## Begin ROWS
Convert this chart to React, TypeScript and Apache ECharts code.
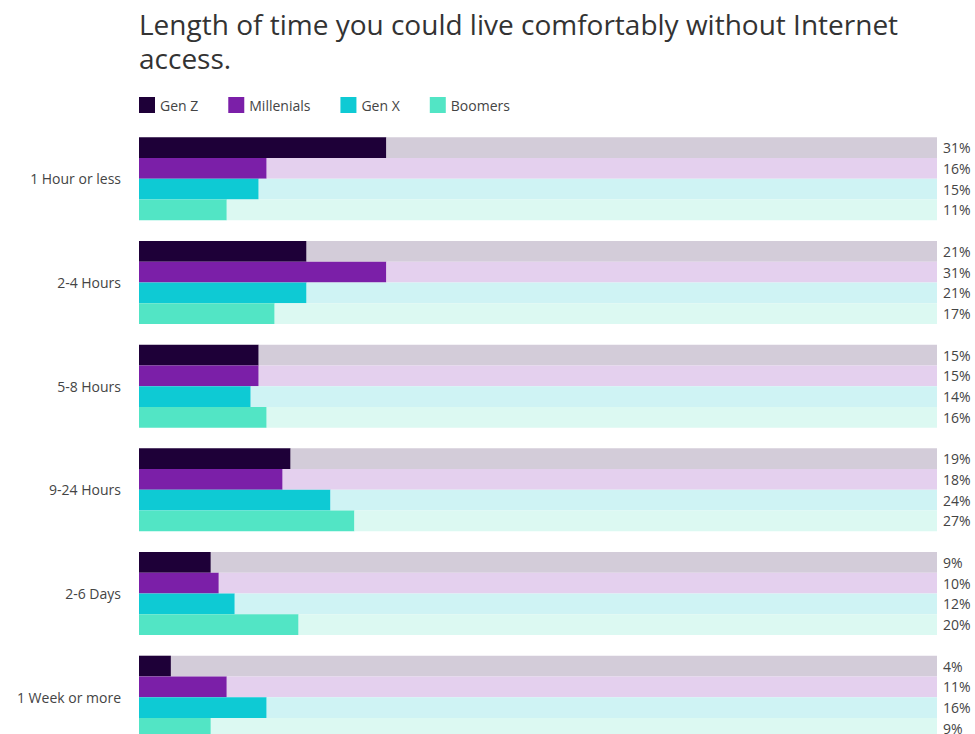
import React, { useEffect, useRef } from "react";
import * as echarts from "echarts";

const categories = ["1 Hour or less", "2-4 Hours", "5-8 Hours", "9-24 Hours", "2-6 Days", "1 Week or more"];
const seriesNames = ["Gen Z", "Millenials", "Gen X", "Boomers"];
const genZ = [31, 21, 15, 19, 9, 4];
const millenials = [16, 31, 15, 18, 10, 11];
const genX = [15, 21, 14, 24, 12, 16];
const boomers = [11, 17, 16, 27, 20, 9];
const colors = ["#1e0038", "#7b1fa8", "#0ecad4", "#52e5c5"];
const tints = ["#d3ccd9", "#e4d0ee", "#cff3f4", "#dcf9f2"];

export default function App() {
  const ref = useRef<HTMLDivElement>(null);
  useEffect(() => {
    if (!ref.current) return;
    const chart = echarts.init(ref.current, undefined, { renderer: "svg" });
    const values = [genZ, millenials, genX, boomers];
    const font = "'Open Sans', sans-serif";
    const series: any[] = [];
    values.forEach((vals, i) => {
      series.push({
        name: seriesNames[i],
        type: "bar",
        stack: "s" + i,
        data: vals,
        itemStyle: { color: colors[i] },
        barGap: 0,
        barCategoryGap: "20%",
        silent: true,
      });
      series.push({
        name: seriesNames[i] + " rest",
        type: "bar",
        stack: "s" + i,
        data: vals.map((v) => 100 - v),
        itemStyle: { color: tints[i] },
        barGap: 0,
        barCategoryGap: "20%",
        silent: true,
        label: {
          show: true,
          position: "right",
          distance: 6,
          color: "#444",
          fontSize: 14,
          fontFamily: font,
          formatter: (p: any) => vals[p.dataIndex] + "%",
        },
      });
    });
    chart.setOption({
      animation: false,
      textStyle: { fontFamily: font },
      title: {
        text: "Length of time you could live comfortably without Internet\naccess.",
        left: 134,
        top: 2,
        textStyle: { fontSize: 28, fontWeight: "normal", color: "#333", fontFamily: font, lineHeight: 34 },
      },
      legend: {
        data: seriesNames,
        left: 134,
        top: 92,
        icon: "rect",
        itemWidth: 16,
        itemHeight: 16,
        itemGap: 30,
        textStyle: { fontSize: 14, color: "#444", fontFamily: font },
        selectedMode: false,
      },
      grid: { left: 139, right: 38, top: 127, height: 622 },
      xAxis: {
        type: "value",
        min: 0,
        max: 100,
        show: false,
      },
      yAxis: {
        type: "category",
        data: categories,
        inverse: true,
        axisLine: { show: false },
        axisTick: { show: false },
        axisLabel: { fontSize: 14, color: "#444", margin: 18, fontFamily: font },
      },
      series,
    });
    return () => chart.dispose();
  }, []);
  return (
    <div
      ref={ref}
      style={{ position: "fixed", left: 0, top: 0, width: 975, height: 770, background: "#fff" }}
    />
  );
}
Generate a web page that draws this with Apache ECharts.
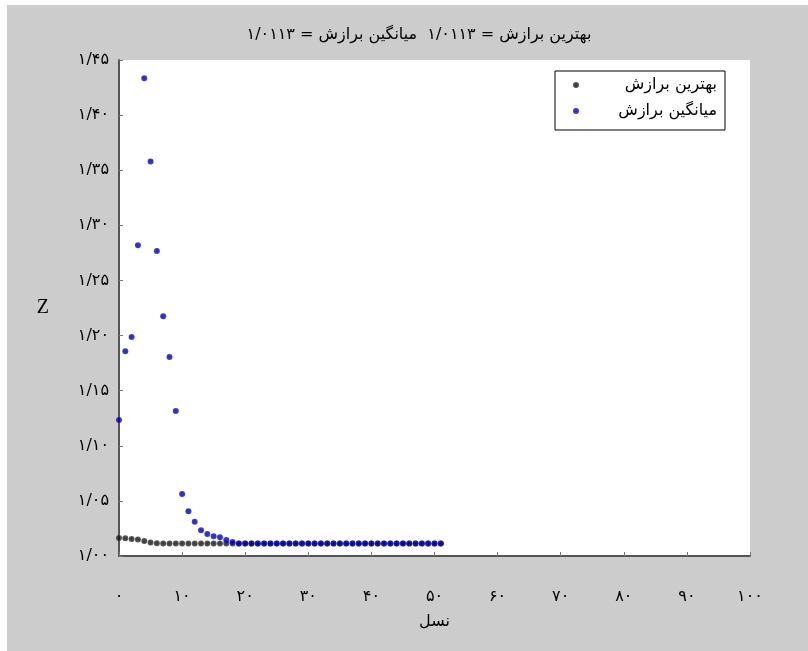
<!DOCTYPE html>
<html>
<head>
<meta charset="utf-8">
<script src="https://cdn.jsdelivr.net/npm/echarts@6/dist/echarts.min.js"></script>
<style>
    html, body { margin: 0; padding: 0; background: #ffffff; }
    #chart { position: absolute; left: 7px; top: 5px; width: 801px; height: 646px; }
</style>
</head>
<body>
<div id="chart"></div>
<script>
// نسل‌ها
const generations = [
    0, 1, 2, 3, 4, 5, 6, 7, 8, 9, 10, 11, 12, 13, 14, 15, 16, 17, 18, 19,
    20, 21, 22, 23, 24, 25, 26, 27, 28, 29, 30, 31, 32, 33, 34, 35, 36, 37, 38, 39,
    40, 41, 42, 43, 44, 45, 46, 47, 48, 49, 50, 51
];

// بهترین برازش
const bestFitness = [
    1.0163, 1.0160, 1.0155, 1.0150, 1.0135, 1.0122, 1.0116, 1.0114, 1.0113, 1.0113,
    1.0113, 1.0113, 1.0113, 1.0113, 1.0113, 1.0113, 1.0113, 1.0113, 1.0113, 1.0113,
    1.0113, 1.0113, 1.0113, 1.0113, 1.0113, 1.0113, 1.0113, 1.0113, 1.0113, 1.0113,
    1.0113, 1.0113, 1.0113, 1.0113, 1.0113, 1.0113, 1.0113, 1.0113, 1.0113, 1.0113,
    1.0113, 1.0113, 1.0113, 1.0113, 1.0113, 1.0113, 1.0113, 1.0113, 1.0113, 1.0113,
    1.0113, 1.0113
];

// میانگین برازش
const meanFitness = [
    1.1234, 1.1857, 1.1987, 1.2820, 1.4335, 1.3580, 1.2768, 1.2175, 1.1806, 1.1316,
    1.0563, 1.0406, 1.0311, 1.0233, 1.0200, 1.0180, 1.0170, 1.0145, 1.0127, 1.0113,
    1.0113, 1.0113, 1.0113, 1.0113, 1.0113, 1.0113, 1.0113, 1.0113, 1.0113, 1.0113,
    1.0113, 1.0113, 1.0113, 1.0113, 1.0113, 1.0113, 1.0113, 1.0113, 1.0113, 1.0113,
    1.0113, 1.0113, 1.0113, 1.0113, 1.0113, 1.0113, 1.0113, 1.0113, 1.0113, 1.0113,
    1.0113, 1.0113
];

const xTickLabels = ['۰', '۱۰', '۲۰', '۳۰', '۴۰', '۵۰', '۶۰', '۷۰', '۸۰', '۹۰', '۱۰۰'];
const yTickLabels = ['۱/۰۰', '۱/۰۵', '۱/۱۰', '۱/۱۵', '۱/۲۰', '۱/۲۵', '۱/۳۰', '۱/۳۵', '۱/۴۰', '۱/۴۵'];

const seriesNames = ['بهترین برازش', 'میانگین برازش'];
const titleText = 'بهترین برازش = ۱/۰۱۱۳  میانگین برازش = ۱/۰۱۱۳';

const fontFa = "'DejaVu Sans', sans-serif";

const chart = echarts.init(document.getElementById('chart'));

const dotStyle = (inner, outer) => ({
    color: new echarts.graphic.RadialGradient(0.5, 0.5, 0.5, [
        { offset: 0, color: inner },
        { offset: 1, color: outer }
    ])
});

chart.setOption({
    animation: false,
    backgroundColor: '#cccccc',
    title: {
        text: '\u202B' + titleText + '\u202C',
        left: 407,
        top: 17,
        textAlign: 'center',
        textStyle: { fontFamily: fontFa, fontSize: 16, fontWeight: 'normal', color: '#000' }
    },
    legend: {
        orient: 'vertical',
        left: 548,
        top: 66,
        data: seriesNames,
        icon: 'circle',
        itemWidth: 6,
        itemHeight: 6,
        itemGap: 10,
        padding: [6, 8, 11, 18],
        backgroundColor: '#ffffff',
        borderColor: '#000000',
        borderWidth: 1,
        borderRadius: 0,
        formatter: name => '{t|' + name + '}',
        textStyle: {
            rich: {
                t: { width: 133, align: 'right', fontFamily: fontFa, fontSize: 16, lineHeight: 17, color: '#000' }
            }
        }
    },
    grid: { left: 112, right: 58, top: 55, bottom: 95 },
    xAxis: {
        type: 'value',
        min: 0,
        max: 100,
        interval: 10,
        name: 'نسل',
        nameLocation: 'middle',
        nameGap: 58,
        nameTextStyle: { fontFamily: fontFa, fontSize: 16, color: '#000' },
        axisLine: { onZero: false, lineStyle: { color: '#555555', width: 2 } },
        axisTick: { inside: true, length: 4, lineStyle: { color: '#777777' } },
        axisLabel: {
            margin: 33,
            fontFamily: fontFa,
            fontSize: 16,
            color: '#000',
            formatter: v => xTickLabels[Math.round(v / 10)]
        },
        splitLine: { show: false }
    },
    yAxis: {
        type: 'value',
        min: 1.0,
        max: 1.45,
        interval: 0.05,
        name: 'Z',
        nameLocation: 'middle',
        nameRotate: 0,
        nameGap: 70,
        nameTextStyle: { fontFamily: "'Liberation Serif', serif", fontSize: 20, color: '#000' },
        axisLine: { show: true, onZero: false, lineStyle: { color: '#555555', width: 2 } },
        axisTick: { show: true, inside: true, length: 4, lineStyle: { color: '#777777' } },
        axisLabel: {
            margin: 10,
            fontFamily: fontFa,
            fontSize: 16,
            color: '#000',
            formatter: v => yTickLabels[Math.round((v - 1) / 0.05)]
        },
        splitLine: { show: false }
    },
    series: [
        {
            name: seriesNames[0],
            type: 'scatter',
            symbol: 'circle',
            symbolSize: 6,
            itemStyle: dotStyle('#000000', '#333333'),
            data: generations.map((g, i) => [g, bestFitness[i]])
        },
        {
            name: seriesNames[1],
            type: 'scatter',
            symbol: 'circle',
            symbolSize: 6,
            itemStyle: dotStyle('#000040', '#0a0aff'),
            data: generations.map((g, i) => [g, meanFitness[i]])
        }
    ]
});

// سفید کردن ناحیه رسم
chart.setOption({
    graphic: [{
        type: 'rect',
        z: -1,
        shape: chart.getModel().getComponent('grid').coordinateSystem.getRect(),
        style: { fill: '#ffffff' }
    }]
});
</script>
</body>
</html>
## End ROWS
## WHAT TO DO
Every line that holds the word "React" counts once; state the total number of such lines and nothing else.

## SOLUTION
2